One of the main issues for park residents is affordability. Residents who enter into long term leases need certainty about their long term rental costs so that they can determine whether they can afford this style of living during the term of the lease. As indicated above, the CCIA see the current rent provisions as too restrictive. Making rent provisions less restrictive for park owners would make it easier to increase rents and ultimately make rents less affordable and predictable in the long term. The CCIA’s position on the current rent provisions runs contrary to their claim’s about promoting affordable housing. It is PAVS view that rent increase reforms are required to make rents more affordable, especially if residents are to sign up for long term leases.

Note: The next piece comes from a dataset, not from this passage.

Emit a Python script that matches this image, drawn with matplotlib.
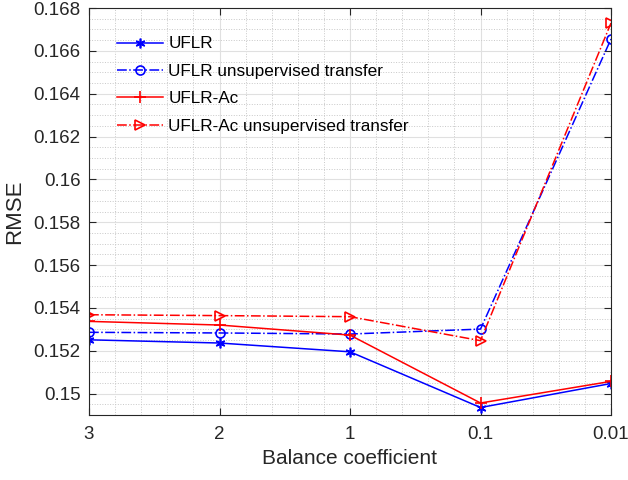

It is true that entry costs for residential parks are low when compared to purchasing a more traditional form of housing. However, more research needs to be undertaken on the long term costs of residential park living. Research by Mowbray and Stubbs in 1996 indicated that the total cost of purchasing a manufactured home over a twenty year period was in many cases higher than purchasing a free standing home in most of the scenarios that they modeled. This is particularly so where a resident borrows money to purchase a manufactured home and then pays interest at a higher rate than a normal home loan. In some instances the total cost can constitute a poverty trap. The total cost for this type of housing were also deemed to be higher even if a resident could have borrowed money at the home lending rate (which they currently cant’)  & .

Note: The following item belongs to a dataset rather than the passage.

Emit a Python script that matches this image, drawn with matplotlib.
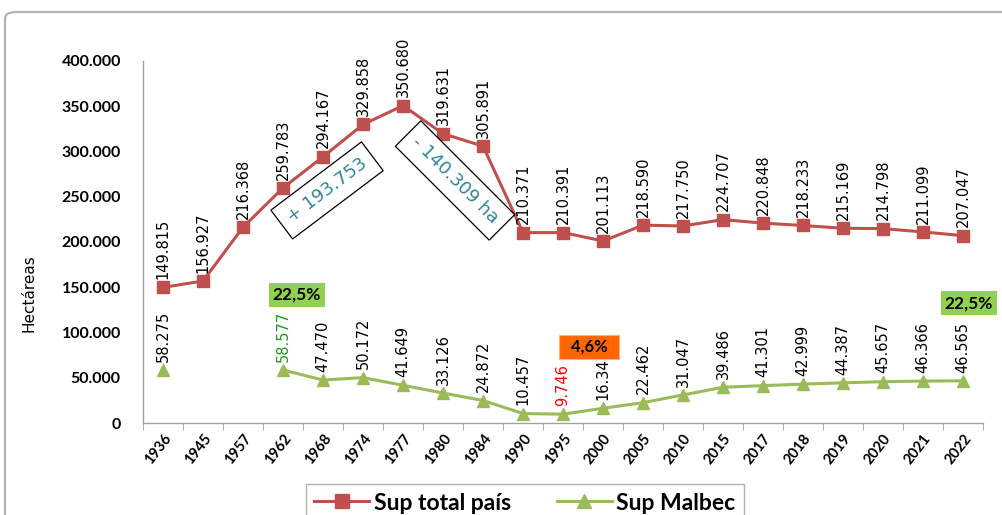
import numpy as np
import matplotlib.pyplot as plt
from matplotlib.patches import FancyBboxPatch
from matplotlib.ticker import FixedLocator, FuncFormatter

plt.rcParams["font.family"] = ["Lato", "DejaVu Sans"]

# ------------------------------------------------------------------
# datos
# ------------------------------------------------------------------
years = ["1936", "1945", "1957", "1962", "1968", "1974", "1977", "1980",
         "1984", "1990", "1995", "2000", "2005", "2010", "2015", "2017",
         "2018", "2019", "2020", "2021", "2022"]
sup_total = [149815, 156927, 216368, 259783, 294167, 329858, 350680,
             319631, 305891, 210371, 210391, 201113, 218590, 217750,
             224707, 220848, 218233, 215169, 214798, 211099, 207047]
sup_malbec = [58275, np.nan, np.nan, 58577, 47470, 50172, 41649, 33126,
              24872, 10457, 9746, 16347, 22462, 31047, 39486, 41301,
              42999, 44387, 45657, 46366, 46565]
# colores especiales de etiquetas de Malbec
malbec_label_colors = {"1962": "#1E9A1E", "1995": "#FF0000"}

RED = "#C0504D"
GREEN = "#9BBB59"
NARROW = ["Liberation Sans Narrow", "DejaVu Sans Condensed", "DejaVu Sans"]


def fmt_miles(v):
    return f"{int(v):,}".replace(",", ".")


fig = plt.figure(figsize=(10.03, 5.15), dpi=100)
ax = fig.add_axes([0.1426, 0.1786, 0.8375, 0.703])

# marco del area de grafico (recortado a derecha y abajo)
frame = FancyBboxPatch((5 / 1003, -0.2), 1.2, 1.2 - 12 / 515,
                       boxstyle="round,pad=0,rounding_size=0.012",
                       transform=fig.transFigure, fill=False,
                       edgecolor="#B4B4B4", linewidth=1.6, clip_on=False)
fig.patches.append(frame)

x = np.arange(len(years))

ax.plot(x, sup_total, color=RED, linewidth=2.2, marker="s", markersize=9,
        label="Sup total país", zorder=3)
ax.plot(x, sup_malbec, color=GREEN, linewidth=2.2, marker="^",
        markersize=9, label="Sup Malbec", zorder=3)

# etiquetas de datos
for xi, v in zip(x, sup_total):
    ax.annotate(fmt_miles(v), xy=(xi, v), xytext=(0, 6),
                textcoords="offset points", rotation=90, ha="center",
                va="bottom", fontsize=10.5, family=NARROW, zorder=4)
for xi, v, yr in zip(x, sup_malbec, years):
    if np.isnan(v):
        continue
    ax.annotate(fmt_miles(v), xy=(xi, v), xytext=(0, 6),
                textcoords="offset points", rotation=90, ha="center",
                va="bottom", fontsize=10.5, family=NARROW,
                color=malbec_label_colors.get(yr, "black"), zorder=4)

# cajas de variacion
ax.text(4.1, 257000, "+ 193.753", rotation=37, ha="center", va="center",
        fontsize=13, family=NARROW, color="#31859C", rotation_mode="anchor",
        bbox=dict(boxstyle="square,pad=0.5", facecolor="white",
                  edgecolor="black", linewidth=0.9), zorder=5)
ax.text(7.3, 268000, "- 140.309 ha", rotation=-45, ha="center", va="center",
        fontsize=13, family=NARROW, color="#31859C", rotation_mode="anchor",
        bbox=dict(boxstyle="square,pad=0.5", facecolor="white",
                  edgecolor="black", linewidth=0.9), zorder=5)

# cajas de porcentaje
ax.text(3.35, 141500, "22,5%", ha="center", va="center", fontsize=12.5,
        fontweight="bold",
        bbox=dict(boxstyle="square,pad=0.22", facecolor="#92D050",
                  edgecolor="none"), zorder=6)
ax.text(20.15, 132500, "22,5%", ha="center", va="center", fontsize=12.5,
        fontweight="bold", clip_on=False,
        bbox=dict(boxstyle="square,pad=0.22", facecolor="#92D050",
                  edgecolor="none"), zorder=6)
# la caja naranja tapa en parte la etiqueta de 2000, como en el original
ax.text(10.66, 84000, "  4,6%  ", ha="center", va="center", fontsize=12,
        fontweight="bold",
        bbox=dict(boxstyle="square,pad=0.22", facecolor="#FF6600",
                  edgecolor="#FFB080", linewidth=0.8), zorder=6)

# ejes
ax.set_xlim(-0.5, len(years) - 0.5)
ax.set_ylim(0, 400000)
ax.set_xticks(x)
ax.set_xticklabels(years, rotation=52, ha="right", va="top",
                   rotation_mode="anchor", fontsize=10.5, fontweight="bold")
ax.xaxis.set_minor_locator(FixedLocator(np.arange(-0.5, len(years), 1)))
ax.tick_params(axis="x", which="major", length=0, pad=6)
ax.tick_params(axis="x", which="minor", length=5, color="#A0A0A0")
ax.set_yticks(np.arange(0, 400001, 50000))
ax.yaxis.set_major_formatter(FuncFormatter(lambda v, p: fmt_miles(v)))
ax.tick_params(axis="y", length=0, pad=16, labelsize=11.5)
for lab in ax.get_yticklabels():
    lab.set_fontweight("bold")

ax.set_ylabel("Hectáreas", fontsize=11, family=NARROW)
ax.yaxis.set_label_coords(-0.127, 0.36)

for side in ["top", "right"]:
    ax.spines[side].set_visible(False)
for side in ["left", "bottom"]:
    ax.spines[side].set_color("#A0A0A0")
    ax.spines[side].set_linewidth(1.0)

leg = fig.legend(loc="center", bbox_to_anchor=(525 / 1003, 1 - 503 / 515),
                 ncol=2, frameon=True, fancybox=False,
                 edgecolor="#A0A0A0", handlelength=2.4, columnspacing=2.0,
                 handletextpad=0.2, borderpad=0.35, borderaxespad=0,
                 markerscale=1.1, prop={"weight": "bold", "size": 16.5})
leg.get_frame().set_linewidth(1.0)

fig.savefig("out.png", dpi=100)
plt.close(fig)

Even with leases in excess of 20 years, PAVS is skeptical that reputable home loan lenders will be willing to offer affordable mortgage products to residential park residents. Residents don’t own the land that their dwellings are on. The dwellings are prone to high rates of depreciation and not built to the same rigorous standard as more traditional homes. Additionally, the value that can be associated with a long term lease over a site in a caravan park or MHE is uncertain and cannot be linked to the value that derives from long term commercial leases that offer superior security of tenure and can provide greater flexibility over the of use the land during the lease. The risks to the lender are likely to be too high to attract a low interest rate. Independent research is required to look at:
Whilst the long term costs would be less for someone who can afford to buy a manufactured home outright, it is likely that the outright purchase would be funded by the sale of an existing home. Relocating to a less secure form of housing is not a good outcome for such people and has wider economic and social implications for the wider community and government. For instance, site fees are likely to be subsidised by rent assistance from Centrelink.

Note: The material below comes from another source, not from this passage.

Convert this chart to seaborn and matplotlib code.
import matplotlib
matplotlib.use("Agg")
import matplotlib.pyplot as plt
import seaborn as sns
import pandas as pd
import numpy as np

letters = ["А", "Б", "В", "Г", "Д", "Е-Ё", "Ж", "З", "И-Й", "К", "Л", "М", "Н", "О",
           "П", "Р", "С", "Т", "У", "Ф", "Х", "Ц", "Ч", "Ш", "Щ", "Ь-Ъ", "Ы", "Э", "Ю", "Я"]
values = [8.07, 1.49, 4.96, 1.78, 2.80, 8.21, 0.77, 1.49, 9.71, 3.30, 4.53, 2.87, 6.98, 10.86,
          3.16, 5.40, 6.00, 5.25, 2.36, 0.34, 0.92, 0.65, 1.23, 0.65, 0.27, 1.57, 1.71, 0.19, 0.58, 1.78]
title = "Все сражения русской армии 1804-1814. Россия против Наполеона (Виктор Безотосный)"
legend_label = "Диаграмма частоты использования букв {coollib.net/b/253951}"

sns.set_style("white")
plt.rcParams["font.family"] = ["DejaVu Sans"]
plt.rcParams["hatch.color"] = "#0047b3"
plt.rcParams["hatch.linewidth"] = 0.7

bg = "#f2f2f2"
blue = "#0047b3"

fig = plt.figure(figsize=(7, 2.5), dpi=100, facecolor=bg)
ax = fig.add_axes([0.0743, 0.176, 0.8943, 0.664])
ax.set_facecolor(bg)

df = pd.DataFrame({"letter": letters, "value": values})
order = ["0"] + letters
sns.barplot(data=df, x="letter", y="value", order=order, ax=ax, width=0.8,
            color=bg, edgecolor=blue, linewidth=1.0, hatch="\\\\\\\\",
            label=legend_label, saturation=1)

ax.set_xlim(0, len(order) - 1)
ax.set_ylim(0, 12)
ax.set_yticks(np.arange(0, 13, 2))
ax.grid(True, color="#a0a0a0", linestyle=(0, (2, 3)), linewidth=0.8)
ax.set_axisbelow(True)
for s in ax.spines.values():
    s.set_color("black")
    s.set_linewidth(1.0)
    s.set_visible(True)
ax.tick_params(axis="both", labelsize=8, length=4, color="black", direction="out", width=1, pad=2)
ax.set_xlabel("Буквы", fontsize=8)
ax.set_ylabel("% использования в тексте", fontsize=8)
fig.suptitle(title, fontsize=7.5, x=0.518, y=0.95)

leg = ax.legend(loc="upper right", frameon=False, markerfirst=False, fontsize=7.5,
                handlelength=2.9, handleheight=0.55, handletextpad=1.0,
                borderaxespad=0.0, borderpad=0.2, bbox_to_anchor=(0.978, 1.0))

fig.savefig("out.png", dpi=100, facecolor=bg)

PAVS believes that long term leases are more likely to be offered to potential residents of new parks where a new dwelling is being sold by the park owner (who is likely to add a significant mark-up onto the manufacturer’s original price), rather than to existing residents or people purchasing older homes from residents. This could have the undesirable effect of making the higher end of the market more attractive at the expense of the lower end of the market where the more affordable homes are.
Leases that have a fixed term in excess of 3 years are required to be in registrable form. It is the park owner’s responsibility to provide the correct lease and register the lease at the Land and Property Information Service at the Department of Lands. PAVS is aware of situations where residents have leases that are not in the correct form and have not been registered. This leaves residents vulnerable to subsequent purchasers of caravan parks and MHEs that are on Torrens title land. Legislative change is required to ensure that residents are not disadvantaged when this happens.
People who enter into long term leases will need comprehensive information about their legal rights and the long term financial implications of this style of living. PAVS is unaware of anywhere where potential park residents can obtain informative financial advice about park living. The absence of such information increases the likelihood of vulnerable people making inappropriate housing choices. Some sections of the caravan park and manufactured home estate industry have advertising that encourages homeowners to sell their homes in order to purchase a manufactured home on a caravan park or MHE and gain access to the rest of the capital value of their home. The advertising promotes living in a caravan park or MHE as a cheaper option than other forms of retirement living. Whilst the industry is free to target who it wants with its advertising, it is not desirable for people who have secure housing to change to another form of housing that has inferior security of tenure and where the dwelling is susceptible to high rates of depreciation.
Residents would also need to be warned that there could be serious financial implications for people who need to break their lease early. Residents who break leases early are liable for rental costs until a new resident is found or the lease ends. Residents who break leases will need to sell their dwellings. It is not uncommon for dwellings in caravan parks and MHE to be on the market for months, sometimes years.
The CCIA argue that living in manufactured homes has become a creditable housing option in the USA and that they appeal to a wider social mix there than in Australia where older persons occupy the majority of such homes.  However, different legal systems (including forms of rent control) and socio-economic factors operate in the USA. Accordingly, the issue of long term leases should be examined in light of local factors and not those that apply to the USA.
Taken from Gosford Local Environmental Plan No 443
(4) Notwithstanding any other provision of this Ordinance, the
consent authority must not grant consent to a development
application to which this clause applies unless it has taken into
account the following matters in deciding whether or not to
grant consent to the application:
(a) whether the proposed development is likely to reduce
the availability of low-cost accommodation on the land
to which the development application relates,
(b) whether there is sufficient available comparable
accommodation in the Gosford local government area
to satisfy demand for such accommodation in that local
(c) whether the development, if carried out, is likely to
cause adverse social and economic effects on the people
who live on the land the subject of the application (if
any), or on the general community,
(d) whether adequate arrangements have been made to assist people who live on the land the subject of the application (if any), to find alternative comparable accommodation in the Gosford local government area,
(e) whether the cumulative impact of the loss of low-cost
accommodation in the Gosford local government area
will result in a significant reduction in the stock of that
(5) The consent authority must not grant consent to a
development application to which this clause applies unless
satisfied that accommodation is available in the Gosford local
government area that:
(a) is sufficient to accommodate the maximum number of
people capable of being accommodated by existing
development on the land the subject of the development
application at any point in the 12 months preceding the
commencement of Gosford Local Environmental Plan
No 443, and
(b) is comparable to the accommodation that was provided on that land in relation land in relation to price, facilities, services and type of tenure.